Merck's Keytruda, on a losing streak, fails in once FDA-rejected liver cancer use and prostate cancer—again

Add two more failures to Merck & Co.’s recent string of Keytruda trial readouts. The once seemingly untouchable immuno-oncology agent appears to have hit a snag in its indication expansion efforts.

The combination of Keytruda and Eisai-partnered Lenvima failed in newly diagnosed liver cancer, Merck said Wednesday. The pair didn’t significantly extend patients’ lives, nor did it substantially stall tumor progression or death compared with Lenvima monotherapy in the phase 3 Leap-002 trial.

In hindsight, the failure makes FDA’s previous decision to reject that Keytruda-Lenvima use look all the more reasonable. In rebuffing that application back in 2020, the FDA blasted Merck for filing prematurely based on tumor shrinkage data.

The latest Keytruda-Lenvima flop means Roche’s Tecentriq, used alongside Avastin, can continue to enjoy immuno-oncology dominance in frontline liver cancer. But it could have broader implications than a frontline nod.

As a monotherapy, Keytruda bears an accelerated approval in liver cancer that’s been treated with Bayer’s Nexavar. But that indication came into question after the confirmatory phase 3 Keynote-240 trial narrowly missed its mark.

Despite that result, an FDA advisory committee last year voted to keep Keytruda’s second-line liver cancer indication in place, pending additional trial readouts. Then in September 2021, Merck found that Keytruda hit its goal in the Keynote-394 study in Asian patients, which could serve as the drug's new confirmatory trial. But the PD-1 inhibitor only cut the risk of death by 21% over placebo in previously treated hepatocellular carcinoma patients in that Asia-only trial.

The FDA has yet to turn Keytruda’s second-line liver cancer accelerated approval into a full nod. If the agency still hasn’t made up its mind after Keynote-394, then the latest Leap-002 study in the front-line setting probably isn’t going to help Merck secure the indication. On a slightly positive note, Merck did note that patients on Lenvima monotherapy in Leap-002 lived longer than those observed in previous trials.
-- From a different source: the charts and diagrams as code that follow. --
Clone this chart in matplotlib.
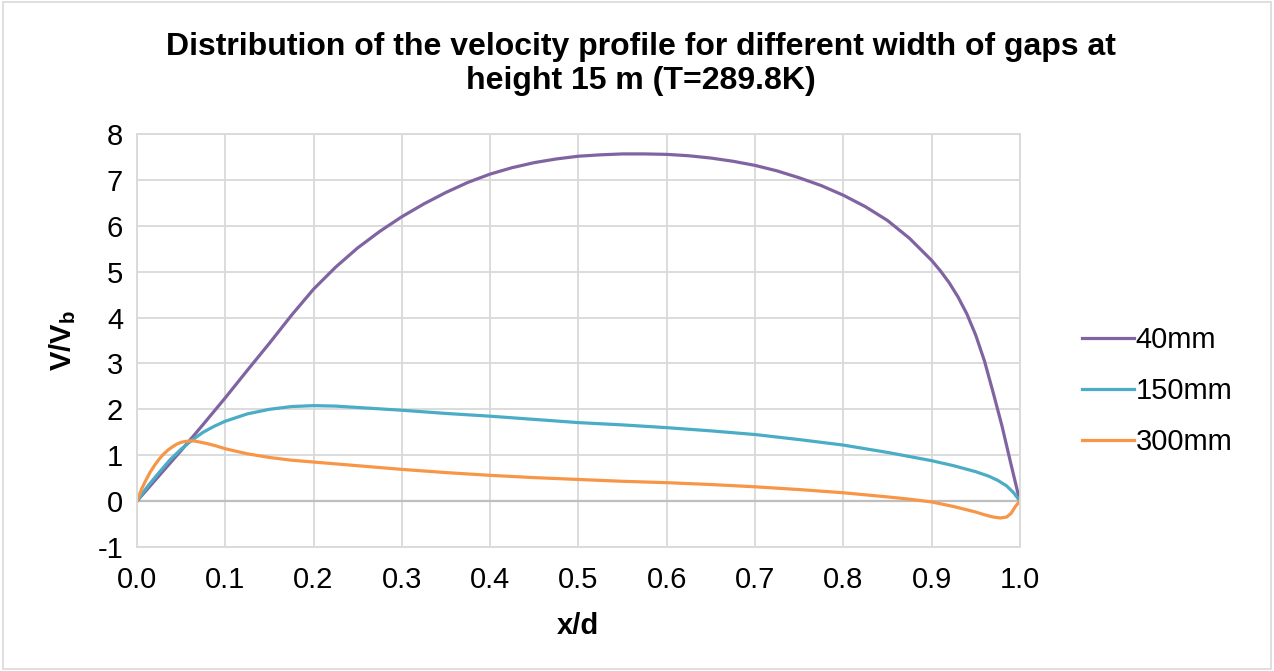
import matplotlib
matplotlib.use("Agg")
import matplotlib.pyplot as plt

plt.rcParams['font.family'] = ['Liberation Sans', 'DejaVu Sans']
plt.rcParams['axes.unicode_minus'] = False

# x/d positions and V/Vb values
x_40 = [0.0, 0.025, 0.05, 0.075, 0.1, 0.125, 0.15, 0.175, 0.2, 0.225, 0.25, 0.275, 0.3,
        0.325, 0.35, 0.375, 0.4, 0.425, 0.45, 0.475, 0.5, 0.525, 0.55, 0.575, 0.6, 0.625,
        0.65, 0.675, 0.7, 0.725, 0.75, 0.775, 0.8, 0.825, 0.85, 0.875, 0.9, 0.91, 0.92,
        0.93, 0.94, 0.95, 0.96, 0.97, 0.98, 0.99, 1.0]
v_40 = [0.0, 0.55, 1.1, 1.67, 2.25, 2.85, 3.44, 4.05, 4.62, 5.1, 5.52, 5.88, 6.2,
        6.48, 6.73, 6.95, 7.13, 7.27, 7.38, 7.46, 7.52, 7.55, 7.57, 7.57, 7.56, 7.53,
        7.48, 7.41, 7.32, 7.2, 7.05, 6.88, 6.67, 6.42, 6.12, 5.73, 5.25, 5.02, 4.76,
        4.45, 4.08, 3.62, 3.05, 2.35, 1.62, 0.8, 0.0]

x_150 = [0.0, 0.0125, 0.025, 0.0375, 0.05, 0.0625, 0.075, 0.0875, 0.1, 0.125, 0.15, 0.175,
         0.2, 0.225, 0.25, 0.3, 0.35, 0.4, 0.45, 0.5, 0.55, 0.6, 0.65, 0.7, 0.75, 0.8, 0.85,
         0.875, 0.9, 0.925, 0.95, 0.965, 0.975, 0.985, 0.993, 1.0]
v_150 = [0.0, 0.33, 0.62, 0.9, 1.13, 1.33, 1.5, 1.63, 1.74, 1.9, 2.0, 2.06,
         2.08, 2.07, 2.04, 1.98, 1.91, 1.85, 1.78, 1.71, 1.66, 1.6, 1.53, 1.45, 1.34, 1.22, 1.06,
         0.97, 0.88, 0.77, 0.64, 0.54, 0.45, 0.33, 0.18, 0.0]

x_300 = [0.0, 0.005, 0.01, 0.015, 0.02, 0.025, 0.03, 0.035, 0.04, 0.045, 0.05, 0.055, 0.06,
         0.065, 0.07, 0.08, 0.09, 0.1, 0.125, 0.15, 0.175, 0.2, 0.25, 0.3, 0.35, 0.4, 0.45,
         0.5, 0.55, 0.6, 0.65, 0.7, 0.75, 0.8, 0.85, 0.875, 0.9, 0.925, 0.95, 0.96, 0.97,
         0.978, 0.985, 0.99, 0.995, 1.0]
v_300 = [0.0, 0.25, 0.45, 0.63, 0.78, 0.91, 1.02, 1.11, 1.18, 1.24, 1.28, 1.3, 1.31,
         1.31, 1.29, 1.25, 1.2, 1.14, 1.03, 0.95, 0.89, 0.85, 0.77, 0.69, 0.62, 0.56, 0.51,
         0.47, 0.43, 0.4, 0.36, 0.31, 0.25, 0.18, 0.09, 0.04, -0.02, -0.12, -0.24, -0.3, -0.35,
         -0.37, -0.35, -0.27, -0.12, 0.0]

fig = plt.figure(figsize=(12.74, 6.71), dpi=100)
ax = fig.add_axes([0.1075, 0.185, 0.693, 0.615])

ax.plot(x_40, v_40, color='#8064A2', lw=2.3, label='40mm', solid_joinstyle='round')
ax.plot(x_150, v_150, color='#4BACC6', lw=2.3, label='150mm', solid_joinstyle='round')
ax.plot(x_300, v_300, color='#F79646', lw=2.3, label='300mm', solid_joinstyle='round')

ax.set_xlim(0, 1)
ax.set_ylim(-1, 8)
ax.set_xticks([i / 10 for i in range(11)])
ax.set_xticklabels(['%.1f' % (i / 10) for i in range(11)])
ax.set_yticks(range(-1, 9))
ax.tick_params(labelsize=21, length=0)
ax.tick_params(axis='y', pad=10)
ax.tick_params(axis='x', pad=14)
ax.grid(True, color='#D9D9D9', lw=1.3)
ax.set_axisbelow(True)
for s in ax.spines.values():
    s.set_color('#D9D9D9')
    s.set_linewidth(1.3)
ax.axhline(0, color='#BFBFBF', lw=1.6, zorder=1)

ax.set_xlabel('x/d', fontsize=21, fontweight='bold', labelpad=13)
ax.set_ylabel('V/V$_\\mathregular{b}$', fontsize=21, fontweight='bold', labelpad=14)
fig.suptitle('Distribution of the velocity profile for different width of gaps at\nheight 15 m (T=289.8K)',
             fontsize=23, fontweight='bold', y=0.953, x=0.503, va='top', linespacing=1.2)

handles, labels = ax.get_legend_handles_labels()
fig.legend(handles, labels, loc='center left', bbox_to_anchor=(0.849, 0.417), frameon=False,
           fontsize=21, handlelength=1.8, handletextpad=0.05, labelspacing=0.78,
           borderpad=0, borderaxespad=0)

fig.patches.append(plt.Rectangle((0.002, 0.003), 0.996, 0.994, transform=fig.transFigure,
                                 fill=False, edgecolor='#D9D9D9', lw=1.2))

fig.savefig('out.png', dpi=100)
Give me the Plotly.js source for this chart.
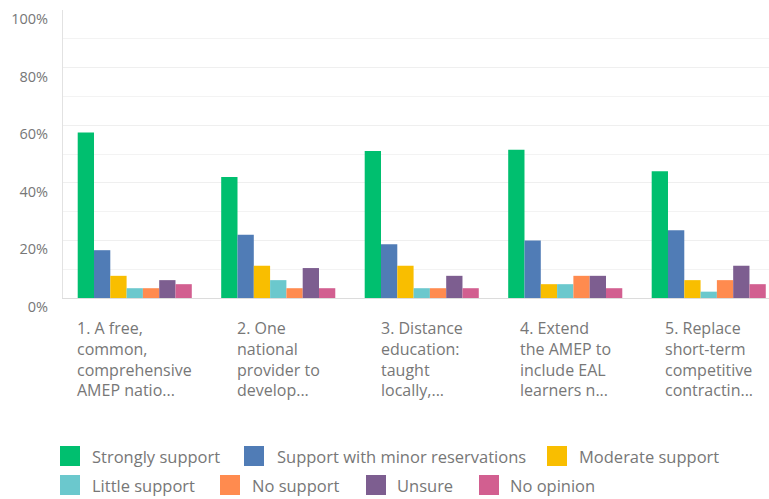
<!DOCTYPE html>
<html>
<head>
<meta charset="utf-8">
<script src="https://cdn.plot.ly/plotly-3.0.1.min.js"></script>
<style>html,body{margin:0;padding:0;background:#fff;}#chart{width:769px;height:499px;}</style>
</head>
<body>
<div id="chart"></div>
<script>
// ---- data ----
const categories = [
  "1. A free,<br>common,<br>comprehensive<br>AMEP natio...",
  "2. One<br>national<br>provider to<br>develop...",
  "3. Distance<br>education:<br>taught<br>locally,...",
  "4. Extend<br>the AMEP to<br>include EAL<br>learners n...",
  "5. Replace<br>short-term<br>competitive<br>contractin..."
];
const seriesNames = ["Strongly support", "Support with minor reservations", "Moderate support",
                     "Little support", "No support", "Unsure", "No opinion"];
const stronglySupport = [57.5, 42.0, 51.0, 51.5, 44.0];
const minorReservations = [16.6, 22.0, 18.7, 20.0, 23.5];
const moderateSupport = [7.7, 11.2, 11.2, 4.8, 6.2];
const littleSupport = [3.4, 6.2, 3.4, 4.8, 2.2];
const noSupport = [3.4, 3.4, 3.4, 7.7, 6.2];
const unsure = [6.2, 10.4, 7.7, 7.7, 11.2];
const noOpinion = [4.8, 3.4, 3.4, 3.4, 4.8];
const yTickVals = [0, 20, 40, 60, 80, 100];

// ---- style ----
const colors = ["#00BF6F", "#507CB6", "#F9BE00", "#6BC8CD", "#FF8B4F", "#7D5E90", "#D25F90"];
const allValues = [stronglySupport, minorReservations, moderateSupport, littleSupport, noSupport, unsure, noOpinion];
const textColor = "#777777";
const FONT = "'Open Sans', Lato, sans-serif";

const traces = seriesNames.map((name, i) => ({
  type: "bar",
  name: name,
  x: categories.map((c, k) => k),
  y: allValues[i],
  marker: {color: colors[i], line: {width: 0}},
  showlegend: false,
  hoverinfo: "name+y"
}));

// plot geometry (pixels)
const L = 63, T = 10, W = 769, H = 499, B = 201;
const PW = W - L, PH = H - T - B;
const px = x => (x - L) / PW;
const py = y => (T + PH - y) / PH;

// category labels: left-aligned blocks centred under each group
const annotations = categories.map((txt, k) => ({
  xref: "x", yref: "paper", x: k, y: 0,
  xanchor: "center", yanchor: "top", align: "left",
  yshift: -17, showarrow: false, text: txt,
  font: {family: FONT, size: 16, color: textColor}
}));

// manual legend (swatch x, text x, series index)
const legendRows = [
  {y: 456, items: [[60, 90, 0], [244, 275, 1], [547, 577, 2]]},
  {y: 485, items: [[60, 90, 3], [220, 250, 4], [366, 395, 5], [479, 508, 6]]}
];
const shapes = [];
legendRows.forEach(row => {
  row.items.forEach(([sx, tx, idx]) => {
    shapes.push({
      type: "rect", xref: "paper", yref: "paper",
      x0: px(sx), x1: px(sx + 20), y0: py(row.y + 10), y1: py(row.y - 10),
      fillcolor: colors[idx], line: {width: 0}
    });
    annotations.push({
      xref: "paper", yref: "paper", x: px(tx), y: py(row.y),
      xanchor: "left", yanchor: "middle", showarrow: false,
      text: seriesNames[idx], font: {family: FONT, size: 16.5, color: textColor}
    });
  });
});

const layout = {
  width: W, height: H,
  margin: {l: L, r: 0, t: T, b: B, pad: 0},
  paper_bgcolor: "#fff", plot_bgcolor: "#fff",
  barmode: "group", bargap: 0.205, bargroupgap: 0,
  font: {family: FONT, color: textColor},
  xaxis: {
    range: [-0.5, 4.42], showticklabels: false, ticks: "", showgrid: false,
    zeroline: false, showline: true, linecolor: "#dcdcdc", linewidth: 1, fixedrange: true
  },
  yaxis: {
    range: [0, 100], tickvals: yTickVals, ticktext: yTickVals.map(v => v + "%"),
    showgrid: true, gridcolor: "#efefef", gridwidth: 1,
    minor: {dtick: 10, showgrid: true, gridcolor: "#f3f3f3", ticks: ""},
    zeroline: false, showline: true, linecolor: "#e2e2e2", linewidth: 1,
    ticks: "", ticklabelshift: 9, ticklabelstandoff: 11,
    tickfont: {family: FONT, size: 14.5, color: textColor}, fixedrange: true
  },
  shapes: shapes,
  annotations: annotations
};

Plotly.newPlot("chart", traces, layout, {displayModeBar: false, staticPlot: true});
</script>
</body>
</html>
In a separate piece of bad news on Wednesday, Merck said the addition of Keytruda to chemotherapy failed to extend lives or stave off disease advances in patients with metastatic castration-resistant prostate cancer (mCRPC).

Merck cited positive trends for improvement on the two primary endpoints of overall survival and radiographic progression-free survival, but they didn’t meet the statistical significance bar.

This marks Keytruda’s second pivotal mCRPC flop in recent months. In March, Merck said a combination of Keytruda and AstraZeneca-partnered Lynparza couldn’t outdo Johnson & Johnson’s Zytiga or Astellas and Pfizer’s Xtandi in mCRPC patients who had previously got one of the anti-androgen therapies.

Meanwhile, Keytruda is undergoing other mCRPC trials. Merck is pairing Keytruda with Xtandi in the phase 3 Keynote-641 trial, which currently bears a primary completion date in November 2023, according to clinicaltrials.gov.

Separately, the phase 3 Keynote-991 trial is adding Keytruda to Xtandi and androgen deprivation therapy in patients with metastatic hormone-sensitive prostate cancer.